Но самое грустное, что жена его в одно из последних своих посещений зашла к доктору Филипповой в кабинет, прикрыла дверь, достала из сумочки коробку с дорогими духами, начала рассказывать, как благодарна за все, какой она, Ольга Юрьевна, замечательный доктор. Потом поинтересовалась, когда будет удобно прийти в больницу с нотариусом, чтобы муж подписал завещание, и наконец попросила выдать заключение о полной невменяемости её мужа и о том, что его необходимо поместить в интернат для слабоумных стариков.

— Вы не думайте, я не какая-нибудь, которая хочет от него избавиться. Поймите меня правильно. Я работаю, оставлять его дома одного нельзя, на сиделку ни моей зарплаты, ни его пенсии не хватит, — объяснила она и деликатно высморкалась в бумажный платок.
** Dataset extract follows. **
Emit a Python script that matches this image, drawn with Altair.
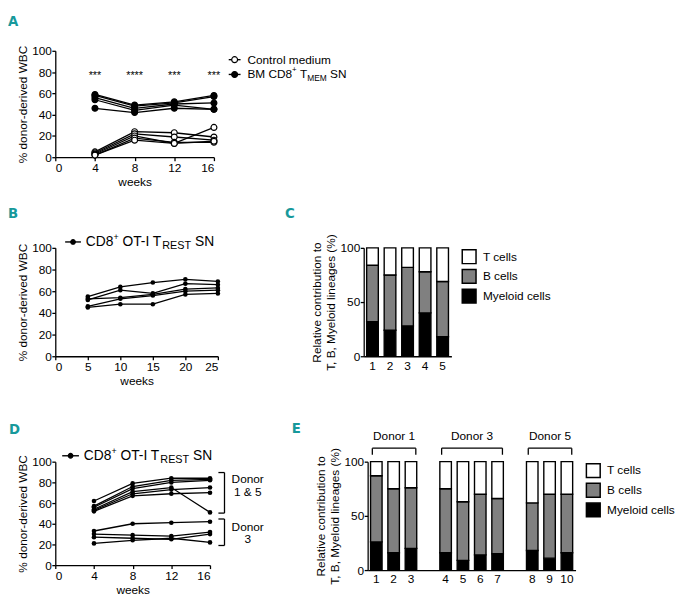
import altair as alt
import pandas as pd

FONT = "Liberation Sans"
LETTER_FONT = "DejaVu Sans Condensed, Liberation Sans, sans-serif"
TEAL = "#17999b"
GREY = "#808080"

# ---------------- data ----------------
# Panel A
weeks_a = [4, 8, 12, 16]
series_a = ["Control medium", "BM CD8+ TMEM SN"]
control_a = [[5, 24, 23, 19], [4, 22, 19, 16], [3, 20, 13, 28], [2, 18, 14, 14], [2, 16, 13, 15]]
bm_sn_a = [[59, 49, 52, 58], [58, 48, 51, 57], [56, 46, 50, 51], [54, 44, 49, 45], [46, 42, 46, 45]]
stars_a = ["***", "****", "***", "***"]
stars_level_a = 80

# Panel B
weeks_b = [5, 10, 15, 20, 25]
trest_b = [[55, 64, 68, 71, 69], [52, 61, 58, 67, 66], [53, 54, 57, 62, 63],
           [46, 53, 56, 60, 61], [45, 48, 48, 57, 58]]

# Panel C
mice_c = ["1", "2", "3", "4", "5"]
myeloid_c = [32, 24, 28, 40, 18]
bcells_c = [52, 51, 54, 38, 51]
tcells_c = [16, 25, 18, 22, 31]

# Panel D
weeks_d = [4, 8, 12, 16]
donor15_d = [[62, 79, 84, 84], [57, 76, 82, 83], [56, 74, 80, 82],
             [54, 71, 75, 51], [53, 69, 73, 75], [52, 67, 69, 70]]
donor3_d = [[33, 40, 41, 42], [30, 29, 28, 32], [27, 26, 25, 30], [21, 24, 26, 22]]
bracket_groups_d = ["1 & 5", "3"]
bracket_low_d = [50.3, 19]
bracket_high_d = [89.5, 44.6]

# Panel E
slots_e = ["1", "2", "3", "gap1", "4", "5", "6", "7", "gap2", "8", "9", "10"]
mice_e = ["1", "2", "3", "4", "5", "6", "7", "8", "9", "10"]
myeloid_e = [26, 16, 20, 16, 9, 14, 15, 18, 11, 16]
bcells_e = [61, 59, 56, 59, 54, 56, 51, 44, 59, 54]
tcells_e = [13, 25, 24, 25, 37, 30, 34, 38, 30, 30]
donors_e = ["Donor 1", "Donor 3", "Donor 5"]
donor_mice_e = [["1", "2", "3"], ["4", "5", "6", "7"], ["8", "9", "10"]]

cell_types = ["T cells", "B cells", "Myeloid cells"]
cell_colors = ["white", GREY, "black"]

ONE = pd.DataFrame({"k": [0]})

# Arial / Liberation Sans advance widths (per 1000 em)
AW = {" ": 278, "B": 667, "M": 833, "C": 722, "D": 722, "8": 556, "+": 584, "T": 611,
      "E": 667, "S": 667, "N": 722, "O": 778, "-": 333, "I": 278, "R": 722}


def tw(s, size):
    return sum(AW.get(ch, 556) for ch in s) * size / 1000.0


def rich_text(segments, x0, y0):
    layers = []
    x = x0
    for s, size, dy in segments:
        lead = len(s) - len(s.lstrip(" "))
        x += tw(" " * lead, size)
        body = s.strip(" ")
        layers.append(
            alt.Chart(ONE).mark_text(text=body, font=FONT, fontSize=size, dy=dy, align="left",
                                     baseline="middle", color="black")
            .encode(x=alt.value(x), y=alt.value(y0)))
        x += tw(body, size)
    return layers


def legend_line(x1, x2, y, fill, size):
    rule = alt.Chart(ONE).mark_rule(color="black", strokeWidth=1.4).encode(
        x=alt.value(x1), x2=alt.value(x2), y=alt.value(y))
    dot = alt.Chart(ONE).mark_circle(size=size, fill=fill, stroke="black", strokeWidth=1.2, opacity=1).encode(
        x=alt.value((x1 + x2) / 2), y=alt.value(y))
    return [rule, dot]


def letter(ch, x, y):
    return alt.Chart(ONE).mark_text(text=ch, font=LETTER_FONT, fontSize=15, fontWeight="bold", color=TEAL,
                                    align="left", baseline="alphabetic").encode(x=alt.value(x), y=alt.value(y))


def long_lines(groups_names, groups, weeks):
    rows = []
    for name, group in zip(groups_names, groups):
        for i, ys in enumerate(group):
            for w, v in zip(weeks, ys):
                rows.append({"series": name, "mouse": f"{name}-{i}", "week": w, "pct": v})
    return pd.DataFrame(rows)


Y_TITLE = "% donor-derived WBC"

# ---------------- Panel A ----------------
df_a = long_lines(series_a, [control_a, bm_sn_a], weeks_a)
df_stars = pd.DataFrame({"week": weeks_a, "pct": [stars_level_a] * len(weeks_a), "stars": stars_a})
xA = alt.X("week:Q", scale=alt.Scale(domain=[0, 16], nice=False),
           axis=alt.Axis(values=[0, 4, 8, 12, 16], title="weeks"))
yA = alt.Y("pct:Q", scale=alt.Scale(domain=[0, 100], nice=False),
           axis=alt.Axis(values=[0, 20, 40, 60, 80, 100], title=Y_TITLE))
a_lines = alt.Chart(df_a).mark_line(color="black", strokeWidth=1.3).encode(x=xA, y=yA, detail="mouse:N")
a_open = alt.Chart(df_a).transform_filter(alt.datum.series == series_a[0]).mark_circle(
    size=36, fill="white", stroke="black", strokeWidth=1.2, opacity=1).encode(x=xA, y=yA)
a_filled = alt.Chart(df_a).transform_filter(alt.datum.series == series_a[1]).mark_circle(
    size=36, fill="black", stroke="black", strokeWidth=1.2, opacity=1).encode(x=xA, y=yA)
a_stars = alt.Chart(df_stars).mark_text(font=FONT, fontSize=11, dy=4, color="black").encode(
    x=xA, y=yA, text="stars:N")
a_leg = (legend_line(176, 188, 9, "white", 36)
         + rich_text([("Control medium", 12, 0)], 195, 9)
         + legend_line(176, 188, 24, "black", 36)
         + rich_text([("BM CD8", 12, 0), ("+", 8, -4), (" T", 12, 0), ("MEM", 8.5, 3.5), (" SN", 12, 0)], 195, 24))
panel_a = alt.layer(a_lines, a_open, a_filled, a_stars, *a_leg, letter("A", -48, -25)).properties(
    width=161, height=108)

# ---------------- Panel B ----------------
df_b = long_lines(["trest"], [trest_b], weeks_b)
xB = alt.X("week:Q", scale=alt.Scale(domain=[0, 25], nice=False),
           axis=alt.Axis(values=[0, 5, 10, 15, 20, 25], title="weeks"))
yB = alt.Y("pct:Q", scale=alt.Scale(domain=[0, 100], nice=False),
           axis=alt.Axis(values=[0, 20, 40, 60, 80, 100], title=Y_TITLE))
b_lines = alt.Chart(df_b).mark_line(color="black", strokeWidth=1.3).encode(x=xB, y=yB, detail="mouse:N")
b_pts = alt.Chart(df_b).mark_circle(size=22, color="black", opacity=1).encode(x=xB, y=yB)
trest_segments = [("CD8", 14, 0), ("+", 9, -5), (" OT-I T", 14, 0), ("REST", 11, 4), (" SN", 14, 0)]
b_leg = legend_line(10, 26, -6, "black", 22) + rich_text(trest_segments, 31, -6)
panel_b = alt.layer(b_lines, b_pts, *b_leg, letter("B", -48, -30)).properties(width=165, height=110)


# ---------------- bar panels ----------------
def bar_long(mice, myeloid, bcells, tcells):
    rows = []
    for m, my, b, t in zip(mice, myeloid, bcells, tcells):
        for ordv, (cell, v) in enumerate([("Myeloid cells", my), ("B cells", b), ("T cells", t)]):
            rows.append({"mouse": m, "cell": cell, "value": v, "ord": ordv})
    return pd.DataFrame(rows)


BAR_YTITLE = ["Relative contribution to", "T, B, Myeloid lineages (%)"]
cell_legend = alt.Legend(title=None, orient="right", offset=9, symbolType="square", symbolSize=196,
                         symbolStrokeColor="black", symbolStrokeWidth=1.5, labelFont=FONT, labelFontSize=12,
                         labelColor="black", labelOffset=6, rowPadding=0, padding=1)


def bar_y(stack):
    kw = dict(scale=alt.Scale(domain=[0, 100], nice=False),
              axis=alt.Axis(values=[0, 50, 100], title=BAR_YTITLE, titleLineHeight=14, titlePadding=3))
    if stack:
        return alt.Y("value:Q", stack="zero", **kw)
    return alt.Y("value:Q", **kw)


def bars(df, domain, label_values):
    return alt.Chart(df).mark_bar(stroke="black", strokeWidth=1.4).encode(
        x=alt.X("mouse:N", sort=domain,
                scale=alt.Scale(domain=domain, paddingInner=0.335, paddingOuter=0.1675),
                axis=alt.Axis(values=label_values, title=None, ticks=False, labelAngle=0, labelPadding=4)),
        y=bar_y(True),
        fill=alt.Fill("cell:N", scale=alt.Scale(domain=cell_types, range=cell_colors), legend=cell_legend),
        order=alt.Order("ord:Q", sort="ascending"))


# Panel C
df_c = bar_long(mice_c, myeloid_c, bcells_c, tcells_c)
panel_c = alt.layer(bars(df_c, mice_c, mice_c), letter("C", -80, -30)).properties(width=89, height=110)

# Panel E
df_e = bar_long(mice_e, myeloid_e, bcells_e, tcells_e)
br_rows, tx_rows = [], []
for donor, ms in zip(donors_e, donor_mice_e):
    left = slots_e.index(ms[0]) + 0.27
    right = slots_e.index(ms[-1]) + 0.78
    br_rows.append({"bx": left, "bx2": right, "value": 112.5, "value2": 112.5})
    br_rows.append({"bx": left, "bx2": left, "value": 106.4, "value2": 112.5})
    br_rows.append({"bx": right, "bx2": right, "value": 106.4, "value2": 112.5})
    tx_rows.append({"bx": (left + right) / 2, "value": 123.7, "donor": donor})
df_br = pd.DataFrame(br_rows)
df_tx = pd.DataFrame(tx_rows)
xBr = alt.X("bx:Q", scale=alt.Scale(domain=[0, len(slots_e)], nice=False, zero=False), axis=None)
e_br = alt.Chart(df_br).mark_rule(color="black", strokeWidth=1.3).encode(
    x=xBr, x2="bx2:Q", y=bar_y(False), y2="value2:Q")
e_tx = alt.Chart(df_tx).mark_text(font=FONT, fontSize=12, color="black").encode(
    x=xBr, y=bar_y(False), text="donor:N")
panel_e = alt.layer(bars(df_e, slots_e, mice_e), e_br, e_tx, letter("E", -77, -29)).resolve_scale(
    x="independent").properties(width=211, height=110)

# ---------------- Panel D ----------------
df_d = long_lines(["d15", "d3"], [donor15_d, donor3_d], weeks_d)
xD = alt.X("week:Q", scale=alt.Scale(domain=[0, 16], nice=False),
           axis=alt.Axis(values=[0, 4, 8, 12, 16], title="weeks"))
yD = alt.Y("pct:Q", scale=alt.Scale(domain=[0, 100], nice=False),
           axis=alt.Axis(values=[0, 20, 40, 60, 80, 100], title=Y_TITLE))
d_lines = alt.Chart(df_d).mark_line(color="black", strokeWidth=1.3).encode(x=xD, y=yD, detail="mouse:N")
d_pts = alt.Chart(df_d).mark_circle(size=22, color="black", opacity=1).encode(x=xD, y=yD)
dbr = []
for lo, hi in zip(bracket_low_d, bracket_high_d):
    dbr.append({"week": 17.5, "week2": 17.5, "pct": lo, "pct2": hi})
    dbr.append({"week": 16.87, "week2": 17.5, "pct": hi, "pct2": hi})
    dbr.append({"week": 16.87, "week2": 17.5, "pct": lo, "pct2": lo})
df_dbr = pd.DataFrame(dbr)
df_dtx = pd.DataFrame({"week": [19.9] * 4, "pct": [82.9, 70.5, 37.1, 24.8],
                       "txt": ["Donor", bracket_groups_d[0], "Donor", bracket_groups_d[1]]})
d_br = alt.Chart(df_dbr).mark_rule(color="black", strokeWidth=1.3).encode(
    x=xD, x2="week2:Q", y=yD, y2="pct2:Q")
d_tx = alt.Chart(df_dtx).mark_text(font=FONT, fontSize=12, color="black").encode(x=xD, y=yD, text="txt:N")
d_leg = legend_line(7, 24, -6, "black", 22) + rich_text(trest_segments, 29, -6)
panel_d = alt.layer(d_lines, d_pts, d_br, d_tx, *d_leg, letter("D", -47, -28)).properties(width=157, height=105)

# ---------------- layout ----------------
row1 = alt.hconcat(panel_b, panel_c, spacing=65).resolve_scale(fill="independent").resolve_legend(
    fill="independent")
row2 = alt.hconcat(panel_d, panel_e, spacing=28).resolve_scale(fill="independent").resolve_legend(
    fill="independent")
lower = alt.vconcat(row1, row2, spacing=35).resolve_scale(fill="independent").resolve_legend(fill="independent")

chart = (
    alt.vconcat(panel_a, lower, spacing=19)
    .resolve_scale(fill="independent").resolve_legend(fill="independent")
    .properties(padding={"left": 0, "top": 2, "right": 4, "bottom": 4}, background="white")
    .configure_view(strokeWidth=0)
    .configure_axis(domainColor="black", domainWidth=1.3, tickColor="black", tickWidth=1.3, tickSize=3.5,
                    labelColor="black", labelFont=FONT, labelFontSize=12, titleFont=FONT, titleFontSize=12,
                    titleFontWeight="normal", titleColor="black", grid=False)
    .configure_axisY(labelPadding=0.5, titlePadding=2)
    .configure_axisX(labelPadding=2, titlePadding=3)
)

chart.save("out.html", embed_options={"renderer": "svg", "actions": False})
Ольга Юрьевна духи не взяла, сказала, что муж её не так безнадёжен, чтобы отправлять его в интернат. Разговор получился неприятный. Особенно не понравилось дамочке, когда доктор сказала, что её мужу нужны всего лишь внимание, уважение и самое обычное человеческое тепло. Никакой опасности ни для себя, ни для окружающих он не представляет. Дамочка ушла, не попрощавшись. Потом Ольга Юрьевна увидела, как в коридоре она кормила Никонова йогуртом с ложечки, гладила по голове и называла птенчиком. На лице старика было написано полнейшее счастье.

«И на том спасибо, — вздохнула про себя Ольга Юрьевна, — к каждому третьему из наших больных вообще никто никогда не приходит. Мы их держим, сколько возможно, потом переводим в отделение, где лежат хроники, лежат, пока не умрут. Всех жалко, и никому нельзя помочь».
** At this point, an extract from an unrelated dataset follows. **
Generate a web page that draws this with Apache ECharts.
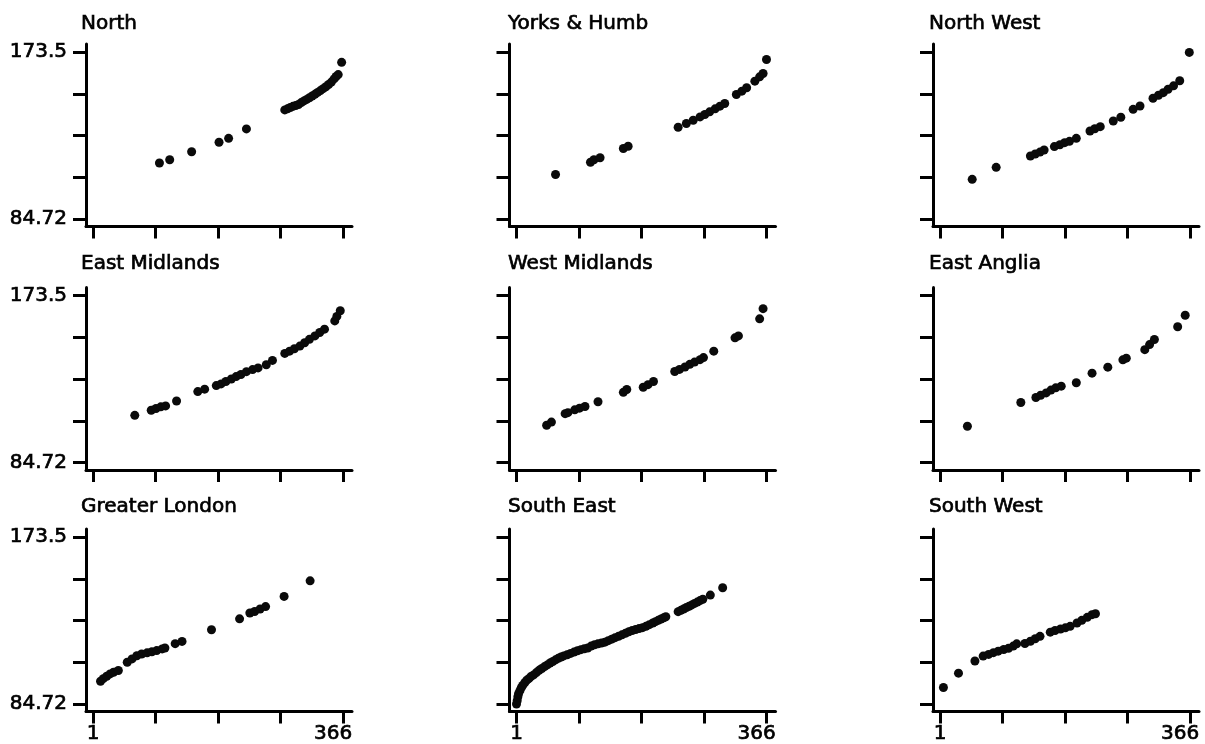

Никонова вынесли на руках санитары.

Оля встала, подошла к зеркалу, поправила волосы, ещё влажные от дождя. Слабый крик старика стоял в ушах.
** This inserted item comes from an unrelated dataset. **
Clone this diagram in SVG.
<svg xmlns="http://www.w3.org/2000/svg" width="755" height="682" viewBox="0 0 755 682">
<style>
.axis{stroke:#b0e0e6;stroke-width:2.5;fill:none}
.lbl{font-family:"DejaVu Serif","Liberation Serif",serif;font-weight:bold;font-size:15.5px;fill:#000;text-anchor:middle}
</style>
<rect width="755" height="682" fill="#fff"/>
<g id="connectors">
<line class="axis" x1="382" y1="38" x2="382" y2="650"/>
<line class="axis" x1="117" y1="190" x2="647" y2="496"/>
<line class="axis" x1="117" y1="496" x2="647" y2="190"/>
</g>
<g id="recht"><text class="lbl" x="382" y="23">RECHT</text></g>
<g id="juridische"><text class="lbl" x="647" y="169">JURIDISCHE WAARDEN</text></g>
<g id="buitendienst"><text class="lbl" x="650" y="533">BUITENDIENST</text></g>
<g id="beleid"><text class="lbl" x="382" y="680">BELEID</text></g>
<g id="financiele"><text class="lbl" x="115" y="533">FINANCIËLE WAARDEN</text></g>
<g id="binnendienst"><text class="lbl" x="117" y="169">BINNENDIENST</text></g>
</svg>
«Что же я так раскисла? Разве работать с несчастными депрессивными стариками тяжелей, чем копаться в мозгах маньяков?»

Пришлось наконец признаться себе: да, тяжелей. Каждый раз сталкиваешься с неизбежностью старости и смерти. Наблюдаешь, как угасает разум, как человек уходит в темноту, и ничего не можешь сделать. Боль, отчаяние родственников или предательство, приправленное пресным жирным соусом самооправдания. Ледяные барьеры между близкими людьми, ужас одиночества и эгоизма. Нет виноватых. Только жертвы. Те, кто предают и бросают больных стариков, тоже жертвы. Сколько ни придумывай уважительных причин, как ни пытайся забыть, всё равно не получается. Мучает совесть, грызёт изнутри страх, что тебя тоже когда-нибудь бросят умирать в доме скорби твои дети и внуки.

Старость, болезнь, смерть — зло обыденное, безличное. Зло, с которым нельзя бороться. А маньяки — зло исключительное, конкретное. Его можно вычислить и остановить. Если нет никаких следов, никаких зацепок в настоящем, надо заглянуть в прошлое.